Offensichtliche Umstände, die ein Abweichen von dieser Regel erlauben, finden sich hier nicht. Der Wille des Beteiligten zu 1, seinen gesamten Grundbesitz (an der F.-Straße) zu veräußern, ist nach den vorstehenden Erwägungen als solcher nicht erheblich. Soweit der Anteil an dem Flurstück 668/18 nach Veräußerung von Flurstück 668/17 als wertlos und nur kostenbehaftet erscheint – was offensichtlich sein mag -, ist diese wirtschaftliche Erwägung als solche ungeeignet, die fehlende Offensichtlichkeit einer urkundlichen Unrichtigkeit in Frage zu stellen. Die Erwähnung des Grundstücksanteils in Abschnitt I. der Urkunde legt zwar die Vermutung nahe, dass die Beteiligten diesen ebenfalls in ihr Geschäft (Abschnitt II.: Vertragsgegenstand; Abschnitt III.: Einigung, Eigentumsvormerkung) einzubeziehen gedachten; dies schließt es aber keineswegs aus, dass davon im Laufe der Beurkundung Abstand genommen wurde; offensichtlich ist die Unrichtigkeit zwar möglicherweise für die Beteiligten, nicht aber für den Notar und noch weniger für einen außenstehenden Dritten.
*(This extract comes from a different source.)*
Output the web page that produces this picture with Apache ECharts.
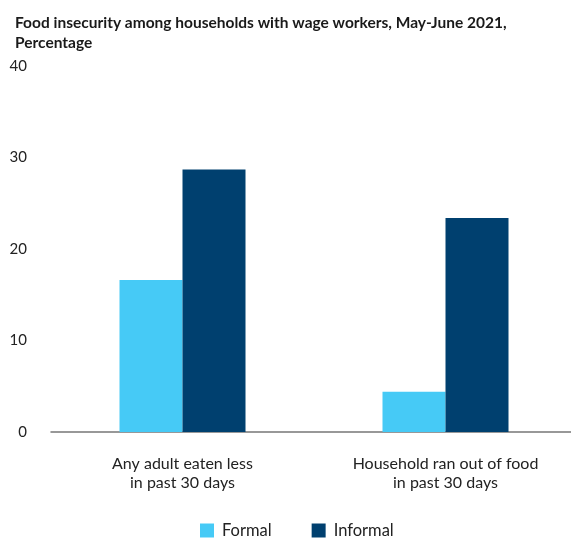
<!DOCTYPE html>
<html>
<head>
<meta charset="utf-8">
<script src="https://cdn.jsdelivr.net/npm/echarts@6/dist/echarts.min.js"></script>
<style>
html,body{margin:0;padding:0;background:#fff;overflow:hidden;width:571px;height:538px;}
#chart{width:577px;height:538px;}
</style>
</head>
<body>
<div id="chart"></div>
<script>
const categories = ["Any adult eaten less\nin past 30 days", "Household ran out of food\nin past 30 days"];
const seriesNames = ["Formal", "Informal"];
const formalValues = [16.6, 4.4];
const informalValues = [28.7, 23.4];
const yTicks = [0, 10, 20, 30, 40];
const colors = ["#46CAF6", "#00406F"];
const FONT = "Lato, 'Noto Sans', sans-serif";

const chart = echarts.init(document.getElementById('chart'), null, {renderer: 'canvas'});
chart.setOption({
  animation: false,
  backgroundColor: '#fff',
  textStyle: {fontFamily: FONT},
  title: {
    text: 'Food insecurity among households with wage workers, May-June 2021,\nPercentage',
    left: 10, top: 8,
    textStyle: {fontFamily: FONT, fontSize: 15.5, fontWeight: 'bold', color: '#1a1a1a', lineHeight: 20}
  },
  legend: {
    top: 517, left: 195,
    itemWidth: 14, itemHeight: 14, itemGap: 40,
    icon: 'rect',
    textStyle: {fontFamily: FONT, fontSize: 16.5, color: '#222', padding: [0, 0, 0, 3]},
    data: seriesNames
  },
  grid: {left: 51, top: 66, right: 0, height: 366, containLabel: false},
  xAxis: {
    type: 'category',
    data: categories,
    axisLine: {show: true, lineStyle: {color: '#777', width: 1.5}},
    axisTick: {show: false},
    axisLabel: {fontFamily: FONT, fontSize: 16, color: '#222', lineHeight: 19, margin: 22}
  },
  yAxis: {
    type: 'value',
    min: 0, max: 40, interval: 10,
    splitLine: {show: false},
    axisLine: {show: false},
    axisTick: {show: false},
    axisLabel: {fontFamily: FONT, fontSize: 15, color: '#222', margin: 24,
      formatter: v => yTicks.includes(v) ? String(v) : ''}
  },
  series: [
    {name: seriesNames[0], type: 'bar', data: formalValues, barWidth: 63, barGap: '0%', itemStyle: {color: colors[0]}},
    {name: seriesNames[1], type: 'bar', data: informalValues, barWidth: 63, barGap: '0%', itemStyle: {color: colors[1]}}
  ]
});
</script>
</body>
</html>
Auch wenn sich die miteingereichte Unbedenklichkeitsbescheinigung des Finanzamts auf beide Grundstücke bezieht, ändert dies am Ergebnis nichts.

3. Eine Kostenentscheidung ist nicht veranlasst.

Für die Geschäftswertbestimmung übernimmt der Senat den für das Nachbargrundstück unbeanstandet gebliebenen Kostenansatz des Grundbuchamts; zu berücksichtigen ist hierbei, dass es sich insoweit nur um einen Anteil (1/4) handelt.